В. С.: Знаете, меня толпа всегда пугала. Когда в начале 1980-х мы с Вик. Ерофеевым и Приговым организовали странную группу «ЕПС», то иногда приходилось выступать на публике. Я при этом всегда чувствовал неловкость. Меня не привлекают масса, большое скопление людей, общественные страсти и течения. Возможно, это идет от долгого пребывания «в подполье», когда мы жили маленькой группкой и общество воспринималось отстраненно, как изображение на экране. Для меня и сегодня ничего не изменилось. Кстати, на Западе я испытываю точно такую же онтологическую отдаленность от массы. Она вызывает лишь беспокойство и желание уйти в частную жизнь. Видимо, потому «общественная жизнь» меня не интересует, что она не в состоянии изменить человеческую природу. А на меньшее я не согласен.
Т. Р.: По-моему, человеческую природу не способно изменить ничто.
В. С.: Ну да. Поэтому я абсолютно аполитичен и мне в принципе все равно, кто стоит у власти и какие издает законы.
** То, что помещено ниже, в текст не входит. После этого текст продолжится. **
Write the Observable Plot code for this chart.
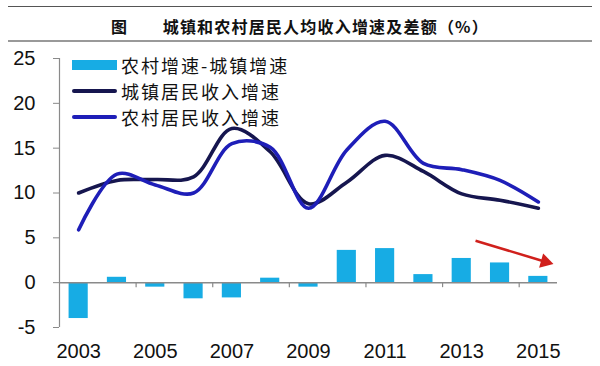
<!DOCTYPE html>
<html>
<head>
<meta charset="utf-8">
<script src="https://cdn.jsdelivr.net/npm/d3@7"></script>
<script src="https://cdn.jsdelivr.net/npm/@observablehq/plot@0.6"></script>
<style>
  html, body { margin: 0; padding: 0; background: #fff; }
  #wrap { position: relative; width: 600px; height: 366px; overflow: hidden; font-family: "Liberation Sans", Arial, sans-serif; }
  .rule-top { position: absolute; left: 8px; width: 584px; top: 6px; height: 0; border-top: 1px solid #555; }
  .rule-bot { position: absolute; left: 8px; width: 584px; top: 40px; height: 0; border-top: 2px solid #999; }
  #title { position: absolute; left: 0; width: 600px; top: 15px; text-align: center; font-family: "Noto Sans CJK SC", sans-serif; font-size: 16px; font-weight: 600; letter-spacing: 1.2px; color: #111; line-height: 22px; }
  #chart { position: absolute; left: 0; top: 44px; }
  .leg { position: absolute; font-family: "Noto Sans CJK SC", sans-serif; font-size: 18px; letter-spacing: 2px; color: #111; line-height: 18px; white-space: nowrap; }
  .sw { position: absolute; }
</style>
</head>
<body>
<div id="wrap">
  <div class="rule-top"></div>
  <div id="title"></div>
  <div class="rule-bot"></div>
  <div id="chart"></div>
  <div id="legend"></div>
</div>
<script>
// ---- data ----
const years = [2003, 2004, 2005, 2006, 2007, 2008, 2009, 2010, 2011, 2012, 2013, 2014, 2015];
const diffGrowth = [-4.0, 0.6, -0.5, -1.8, -1.7, 0.5, -0.5, 3.6, 3.8, 0.9, 2.7, 2.2, 0.7];
const urbanGrowth = [10.0, 11.4, 11.5, 11.8, 17.2, 14.6, 8.8, 11.2, 14.2, 12.4, 9.9, 9.2, 8.3];
const ruralGrowth = [5.9, 12.1, 10.9, 10.0, 15.5, 15.1, 8.3, 14.8, 18.0, 13.3, 12.6, 11.4, 9.0];
const yTicks = [-5, 0, 5, 10, 15, 20, 25];
const xLabelYears = [2003, 2005, 2007, 2009, 2011, 2013, 2015];
const xTickBoundaries = [2004.5, 2006.5, 2008.5, 2010.5, 2012.5, 2014.5];
const xDomain = [2002.5, 2015.5];
const yDomain = [-5, 25];
const trendArrow = [{x1: 2013.36, y1: 4.68, x2: 2015.18, y2: 2.34}];
const titleText = "图\u3000\u3000城镇和农村居民人均收入增速及差额（%）";
const seriesNames = ["农村增速-城镇增速", "城镇居民收入增速", "农村居民收入增速"];

const colors = { bar: "#17ace4", urban: "#16164f", rural: "#1e1eb8", axis: "#8a8a8a", arrow: "#d0201c" };

const table = years.map((year, i) => ({ year, diff: diffGrowth[i], urban: urbanGrowth[i], rural: ruralGrowth[i] }));

document.getElementById("title").textContent = titleText;

const chart = Plot.plot({
  width: 600,
  height: 322,
  marginLeft: 59,
  marginRight: 43,
  marginTop: 14,
  marginBottom: 39,
  style: { fontFamily: "'Liberation Sans', Arial, sans-serif", fontSize: "20px", color: "#111", background: "transparent" },
  x: { type: "linear", domain: xDomain },
  y: { domain: yDomain },
  marks: [
    Plot.axisY(yTicks, { tickSize: 6, tickPadding: 18, stroke: colors.axis, fill: "#111", fontSize: 20, label: null, tickFormat: d => String(d) }),
    Plot.axisX(xLabelYears, { tickSize: 0, tickPadding: 16, fill: "#111", fontSize: 20, label: null, tickFormat: d => String(d) }),
    Plot.ruleX([xDomain[0]], { y1: yDomain[0], y2: yDomain[1], stroke: colors.axis, strokeWidth: 1.2 }),
    Plot.rectY(table, { x1: d => d.year - 0.25, x2: d => d.year + 0.25, y1: 0, y2: "diff", fill: colors.bar }),
    Plot.ruleY([0], { stroke: colors.axis, strokeWidth: 1.5 }),
    Plot.ruleX(xTickBoundaries, { y1: 0, y2: 0, insetBottom: -5, stroke: colors.axis, strokeWidth: 1.2 }),
    Plot.line(table, { x: "year", y: "urban", curve: "catmull-rom", stroke: colors.urban, strokeWidth: 3.6 }),
    Plot.line(table, { x: "year", y: "rural", curve: "catmull-rom", stroke: colors.rural, strokeWidth: 3.6 }),
    Plot.link(trendArrow, { x1: "x1", y1: "y1", x2: "x2", y2: "y2", stroke: colors.arrow, strokeWidth: 2.5 }),
    Plot.dot(trendArrow, { x: "x2", y: "y2", symbol: "triangle", r: 5.5, rotate: 106, fill: colors.arrow, stroke: "none" })
  ]
});
document.getElementById("chart").appendChild(chart);

// legend
const legend = document.getElementById("legend");
const legRows = [
  { name: seriesNames[0], kind: "bar", color: colors.bar, cy: 65 },
  { name: seriesNames[1], kind: "line", color: colors.urban, cy: 91 },
  { name: seriesNames[2], kind: "line", color: colors.rural, cy: 117 }
];
for (const r of legRows) {
  const sw = document.createElement("div");
  sw.className = "sw";
  sw.style.left = "72px";
  sw.style.width = "45px";
  if (r.kind === "bar") { sw.style.top = (r.cy - 5) + "px"; sw.style.height = "10px"; }
  else { sw.style.top = (r.cy - 2) + "px"; sw.style.height = "4px"; sw.style.borderRadius = "2px"; }
  sw.style.background = r.color;
  legend.appendChild(sw);
  const t = document.createElement("div");
  t.className = "leg";
  t.style.left = "121px";
  t.style.top = (r.cy - 9) + "px";
  t.textContent = r.name;
  legend.appendChild(t);
}
</script>
</body>
</html>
Мои интересы лежат в других областях.
Т. Р.: Политика политикой, эстетика эстетикой, но, когда читаешь ваши вещи, складывается впечатление, что у вас была сверхзадача, быть может неосознанная, – выплюнуть все то, что извращенному обществу удалось в вас вколотить. Следующим логическим шагом, можно предположить, станет отъезд на Запад, как поступили многие из ваших литературных сверстников?
В. С.: Да нет, на самом деле все сложнее. Мое отношение к бытию вообще, мягко говоря, сдержанное. Я очень хорошо понимаю Хайдеггера, который посвятил много страниц разработке проблемы заброшенности человека в этот мир форм. Каждое утро, открывая глаза, я испытываю крайнее удивление оттого, что втиснут в это тело и опять просыпаюсь в этом мире, которое постепенно перерастает в состояние удрученности. В детстве, когда мы жили в Быкове под Москвой, отец года в три повел меня на аэродром, и я увидел какие-то ревущие чудовища, они притягивали и ужасали одновременно. И соответствующее отношение к миру качественно не изменилось с годами. Оно не связано конкретно с этим государством, хотя, конечно же, вырасти в таком репрессивном обществе – значило усугубить это состояние. Это проблема психики, и решить ее для меня возможно лишь при помощи письма. А уезжая на Запад, мы пересекаем лишь географические границы, но не онтологические. Нашу психику мы вывозим с собой, как рюкзак с камнями. Да и разница не так уж велика: и здесь и там – онкологическая клиника. Только здесь стоит человеку появиться на свет, как ему объявляют: «Ты умрешь». Понятно, что и там ему не избежать аналогичной участи, но его всячески отвлекают от этой неотвратимой истины мягкой жизнью, которая чисто внешне исключает саму возможность смерти.